The openside flanker has signed a three-year contract with the WRU that will take effect once his deal with Cardiff Blues expires this summer.
The Union stated when announcing the move that he would be sent out to play for the Arms Park outfit for free.
But Regional Rugby Wales, the body that represents Newport Gwent Dragons, the Blues, Ospreys and Scarlets, said in a statement that they were "bemused" by the decision to dish out an individual national contract.
"The Regions would also question how one national contract works as a constructive and sustainable strategy for the whole of Welsh rugby given that we have some 200 professional players in Wales contracted to the Regions.
"The Regions are concerned about the impact of this action, the confusion it creates within Welsh Rugby at this time and how it may unsettle the balance of strong and close-knit team environments at the Regions.
"For many months through the proper channels of the PRGB, the regions have attempted to discuss a number of pragmatic options for different contract models with the WRU; as part of a wider structural solution that focuses on delivering sustainable and competitive professional rugby at all levels over the next ten years.

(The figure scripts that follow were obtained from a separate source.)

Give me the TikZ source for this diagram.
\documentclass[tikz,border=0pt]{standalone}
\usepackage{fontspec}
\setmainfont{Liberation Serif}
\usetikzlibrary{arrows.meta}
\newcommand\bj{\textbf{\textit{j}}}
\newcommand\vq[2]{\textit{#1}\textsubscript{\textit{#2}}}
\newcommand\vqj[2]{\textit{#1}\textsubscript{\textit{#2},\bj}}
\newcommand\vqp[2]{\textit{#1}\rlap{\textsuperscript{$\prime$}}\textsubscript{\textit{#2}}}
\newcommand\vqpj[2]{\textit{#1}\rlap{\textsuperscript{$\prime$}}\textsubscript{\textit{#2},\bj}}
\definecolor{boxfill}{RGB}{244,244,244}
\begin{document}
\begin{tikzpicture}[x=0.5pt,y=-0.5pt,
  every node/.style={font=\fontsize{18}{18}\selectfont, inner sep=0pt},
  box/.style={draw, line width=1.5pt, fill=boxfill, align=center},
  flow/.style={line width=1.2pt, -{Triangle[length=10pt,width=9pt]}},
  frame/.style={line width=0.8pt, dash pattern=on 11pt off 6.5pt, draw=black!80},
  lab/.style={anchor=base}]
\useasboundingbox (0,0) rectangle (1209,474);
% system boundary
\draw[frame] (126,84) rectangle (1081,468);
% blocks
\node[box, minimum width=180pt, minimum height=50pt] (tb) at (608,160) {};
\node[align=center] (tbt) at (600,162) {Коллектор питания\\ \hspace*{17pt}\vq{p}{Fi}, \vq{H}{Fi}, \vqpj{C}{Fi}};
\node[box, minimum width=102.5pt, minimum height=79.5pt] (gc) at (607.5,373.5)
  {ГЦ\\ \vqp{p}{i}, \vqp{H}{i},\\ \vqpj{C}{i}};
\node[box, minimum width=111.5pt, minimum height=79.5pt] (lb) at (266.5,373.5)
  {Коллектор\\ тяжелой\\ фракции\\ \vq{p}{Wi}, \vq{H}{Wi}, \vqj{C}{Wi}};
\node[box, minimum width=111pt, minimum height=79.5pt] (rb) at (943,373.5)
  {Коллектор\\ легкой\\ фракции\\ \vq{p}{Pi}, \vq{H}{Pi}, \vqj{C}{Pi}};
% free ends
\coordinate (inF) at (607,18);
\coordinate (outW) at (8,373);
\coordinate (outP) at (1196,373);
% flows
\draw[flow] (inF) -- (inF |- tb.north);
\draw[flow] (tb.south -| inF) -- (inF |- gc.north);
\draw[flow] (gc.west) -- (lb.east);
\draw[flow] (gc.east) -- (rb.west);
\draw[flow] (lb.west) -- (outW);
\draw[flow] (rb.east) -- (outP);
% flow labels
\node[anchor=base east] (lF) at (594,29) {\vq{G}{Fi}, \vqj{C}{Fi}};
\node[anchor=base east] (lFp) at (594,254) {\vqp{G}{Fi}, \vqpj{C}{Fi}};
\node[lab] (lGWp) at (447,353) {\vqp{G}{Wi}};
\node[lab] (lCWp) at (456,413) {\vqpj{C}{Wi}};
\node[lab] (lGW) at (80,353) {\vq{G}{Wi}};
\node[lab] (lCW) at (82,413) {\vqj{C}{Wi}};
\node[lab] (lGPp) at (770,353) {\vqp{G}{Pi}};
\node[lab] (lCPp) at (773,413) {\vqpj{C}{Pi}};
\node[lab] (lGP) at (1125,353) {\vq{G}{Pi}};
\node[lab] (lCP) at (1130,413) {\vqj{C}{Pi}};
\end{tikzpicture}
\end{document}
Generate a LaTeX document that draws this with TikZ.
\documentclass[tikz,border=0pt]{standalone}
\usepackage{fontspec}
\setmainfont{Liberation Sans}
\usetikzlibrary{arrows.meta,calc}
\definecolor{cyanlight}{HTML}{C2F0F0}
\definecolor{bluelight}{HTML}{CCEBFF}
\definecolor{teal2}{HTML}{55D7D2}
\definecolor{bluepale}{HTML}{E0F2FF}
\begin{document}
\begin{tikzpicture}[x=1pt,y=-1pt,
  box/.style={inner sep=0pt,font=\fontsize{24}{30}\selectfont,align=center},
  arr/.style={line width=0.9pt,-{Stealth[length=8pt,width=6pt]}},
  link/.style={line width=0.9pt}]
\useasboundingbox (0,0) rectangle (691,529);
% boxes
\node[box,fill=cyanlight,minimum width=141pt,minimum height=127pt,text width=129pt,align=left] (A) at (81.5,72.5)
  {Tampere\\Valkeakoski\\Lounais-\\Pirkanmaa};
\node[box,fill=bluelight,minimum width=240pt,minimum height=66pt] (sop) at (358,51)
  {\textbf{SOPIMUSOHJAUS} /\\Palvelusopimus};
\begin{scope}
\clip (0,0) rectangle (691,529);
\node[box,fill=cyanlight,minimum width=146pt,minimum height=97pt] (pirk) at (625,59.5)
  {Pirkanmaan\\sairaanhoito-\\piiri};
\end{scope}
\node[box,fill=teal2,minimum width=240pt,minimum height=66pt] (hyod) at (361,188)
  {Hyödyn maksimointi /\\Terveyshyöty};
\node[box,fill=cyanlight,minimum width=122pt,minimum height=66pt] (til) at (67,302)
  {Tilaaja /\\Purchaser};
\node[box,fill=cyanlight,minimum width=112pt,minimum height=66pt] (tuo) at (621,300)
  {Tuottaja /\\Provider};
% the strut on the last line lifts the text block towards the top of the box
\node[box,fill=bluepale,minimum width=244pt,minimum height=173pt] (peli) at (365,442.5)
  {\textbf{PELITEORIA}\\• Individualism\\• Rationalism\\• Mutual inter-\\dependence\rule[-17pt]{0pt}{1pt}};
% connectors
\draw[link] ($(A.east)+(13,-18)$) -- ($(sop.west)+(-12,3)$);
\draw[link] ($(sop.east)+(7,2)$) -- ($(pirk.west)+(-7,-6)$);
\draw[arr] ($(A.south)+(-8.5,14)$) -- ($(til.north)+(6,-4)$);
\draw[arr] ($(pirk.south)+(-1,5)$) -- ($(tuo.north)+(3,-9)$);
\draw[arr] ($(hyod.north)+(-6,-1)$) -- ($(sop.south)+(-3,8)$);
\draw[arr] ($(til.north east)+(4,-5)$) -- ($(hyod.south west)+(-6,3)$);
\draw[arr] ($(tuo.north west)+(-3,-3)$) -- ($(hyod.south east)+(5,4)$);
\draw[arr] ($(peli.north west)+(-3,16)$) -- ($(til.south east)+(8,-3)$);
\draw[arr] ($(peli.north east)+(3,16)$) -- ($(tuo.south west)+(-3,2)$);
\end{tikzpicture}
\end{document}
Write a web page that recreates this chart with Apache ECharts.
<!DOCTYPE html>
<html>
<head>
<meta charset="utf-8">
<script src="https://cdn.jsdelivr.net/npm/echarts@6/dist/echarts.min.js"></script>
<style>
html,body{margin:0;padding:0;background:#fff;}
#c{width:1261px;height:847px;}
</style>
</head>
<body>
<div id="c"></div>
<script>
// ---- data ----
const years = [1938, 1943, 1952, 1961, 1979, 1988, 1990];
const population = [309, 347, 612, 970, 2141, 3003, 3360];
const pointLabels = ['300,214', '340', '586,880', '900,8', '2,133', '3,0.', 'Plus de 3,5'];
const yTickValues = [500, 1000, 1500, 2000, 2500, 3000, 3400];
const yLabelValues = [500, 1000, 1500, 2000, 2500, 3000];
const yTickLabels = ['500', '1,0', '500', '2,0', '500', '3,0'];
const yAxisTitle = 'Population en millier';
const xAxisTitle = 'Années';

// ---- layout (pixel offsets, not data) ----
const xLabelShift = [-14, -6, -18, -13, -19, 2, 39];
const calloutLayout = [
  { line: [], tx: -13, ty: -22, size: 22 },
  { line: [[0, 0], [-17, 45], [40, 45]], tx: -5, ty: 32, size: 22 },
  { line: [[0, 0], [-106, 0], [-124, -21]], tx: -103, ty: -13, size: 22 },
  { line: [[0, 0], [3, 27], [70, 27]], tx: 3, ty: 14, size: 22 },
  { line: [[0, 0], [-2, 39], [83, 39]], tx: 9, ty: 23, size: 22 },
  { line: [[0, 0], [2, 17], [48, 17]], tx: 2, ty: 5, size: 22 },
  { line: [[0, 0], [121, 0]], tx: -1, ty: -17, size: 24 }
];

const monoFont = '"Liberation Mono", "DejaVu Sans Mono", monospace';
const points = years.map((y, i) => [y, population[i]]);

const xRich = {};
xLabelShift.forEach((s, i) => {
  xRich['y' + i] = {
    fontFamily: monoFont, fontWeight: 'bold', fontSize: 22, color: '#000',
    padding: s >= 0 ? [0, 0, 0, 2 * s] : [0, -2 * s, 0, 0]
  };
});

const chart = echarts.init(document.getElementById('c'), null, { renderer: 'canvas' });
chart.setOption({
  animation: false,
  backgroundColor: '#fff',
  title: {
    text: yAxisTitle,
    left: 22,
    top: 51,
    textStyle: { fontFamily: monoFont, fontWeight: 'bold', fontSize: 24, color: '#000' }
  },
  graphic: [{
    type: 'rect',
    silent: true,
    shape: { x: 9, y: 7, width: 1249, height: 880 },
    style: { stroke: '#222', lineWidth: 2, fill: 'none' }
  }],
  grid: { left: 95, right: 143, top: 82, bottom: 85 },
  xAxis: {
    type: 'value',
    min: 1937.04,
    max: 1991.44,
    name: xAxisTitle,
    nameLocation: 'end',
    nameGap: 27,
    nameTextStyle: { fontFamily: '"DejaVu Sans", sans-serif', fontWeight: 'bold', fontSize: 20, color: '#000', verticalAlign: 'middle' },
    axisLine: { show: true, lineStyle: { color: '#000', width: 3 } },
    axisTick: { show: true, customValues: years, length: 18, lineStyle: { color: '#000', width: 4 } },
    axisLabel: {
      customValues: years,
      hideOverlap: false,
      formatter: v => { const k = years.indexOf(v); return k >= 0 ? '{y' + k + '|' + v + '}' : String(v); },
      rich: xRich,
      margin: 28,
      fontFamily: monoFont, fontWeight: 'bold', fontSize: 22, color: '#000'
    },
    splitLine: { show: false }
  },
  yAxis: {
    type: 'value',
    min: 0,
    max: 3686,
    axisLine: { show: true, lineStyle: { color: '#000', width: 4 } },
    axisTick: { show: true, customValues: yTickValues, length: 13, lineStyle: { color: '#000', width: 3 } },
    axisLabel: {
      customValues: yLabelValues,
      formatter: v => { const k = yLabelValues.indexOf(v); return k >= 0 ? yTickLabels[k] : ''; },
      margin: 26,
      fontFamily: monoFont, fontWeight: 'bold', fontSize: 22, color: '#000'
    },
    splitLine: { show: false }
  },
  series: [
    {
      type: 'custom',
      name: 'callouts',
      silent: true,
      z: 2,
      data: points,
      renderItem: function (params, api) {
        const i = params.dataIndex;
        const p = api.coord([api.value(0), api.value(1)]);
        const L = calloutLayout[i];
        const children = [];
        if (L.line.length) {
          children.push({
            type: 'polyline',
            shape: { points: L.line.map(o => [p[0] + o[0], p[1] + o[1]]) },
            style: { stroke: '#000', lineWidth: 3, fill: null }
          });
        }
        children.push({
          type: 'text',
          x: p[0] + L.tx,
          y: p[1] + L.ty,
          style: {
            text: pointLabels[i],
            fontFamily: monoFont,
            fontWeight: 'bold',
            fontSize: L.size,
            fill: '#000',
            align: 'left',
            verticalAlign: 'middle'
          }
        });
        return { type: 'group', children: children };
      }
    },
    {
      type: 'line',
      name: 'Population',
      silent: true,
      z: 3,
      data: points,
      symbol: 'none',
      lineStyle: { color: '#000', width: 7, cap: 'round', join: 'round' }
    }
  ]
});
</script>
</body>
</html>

"These proposals had at their core the objective of retaining our Welsh International players and ensuring they trained and played their weekly rugby in Wales.
"The proposals also confirmed that the Regions would only play a centrally contracted player on collective agreement between all four Regions - as part of a complete structural solution for the future of the game in Wales.
"This agreement between the Four Regions was to ensure that any national contract agreement was part of a clear and proper strategy and agreed framework to achieve long-term solutions for player retention in Wales; and guard against any quick fix, ad-hoc action.
"No overall framework has been agreed between the WRU and Regions, so no agreement to play centrally contracted players in the Regions currently exists."
Warburton used his column for Thursday morning's Daily Telegraph to outline his position.
"For me it is a win/win situation. I can train with the Blues and play for them. In that respect everything will be as it is now," he wrote.
"As a national contract player I would be subject to the same call-up rules as any other member of the squad so I cannot see any difference in my rugby routine from now on.
"That is how it will work. It will be similar to how central contracts work in Ireland and New Zealand.
I think central contracts can work, and will work.
"I am sure more Wales players will sign up, and it will become clear that it is not the WRU competing against the regions. It is about everyone working together."
Lock Alun Wyn Jones, though, recently agreed fresh terms with his regional team the Ospreys, turning down a central contract, while Wales full-back Leigh Halfpenny opted to sign for reigning European champions Toulon and fly-half Rhys Priestland - thought to be among a handful of current Wales internationals offered central contracts - has yet to decide on his future.
Priestland said: "I would just like to see how things pan out.
"I find it difficult because I don't know all the facts so it's hard to make a fully informed decision.
"The sooner I can sort it out the better. I have spoken to Leigh, Alun and Sam, and they all feel a weight off their shoulders (after deciding their futures).
"I think it would be better if I stayed in Wales, but nothing is set in stone yet."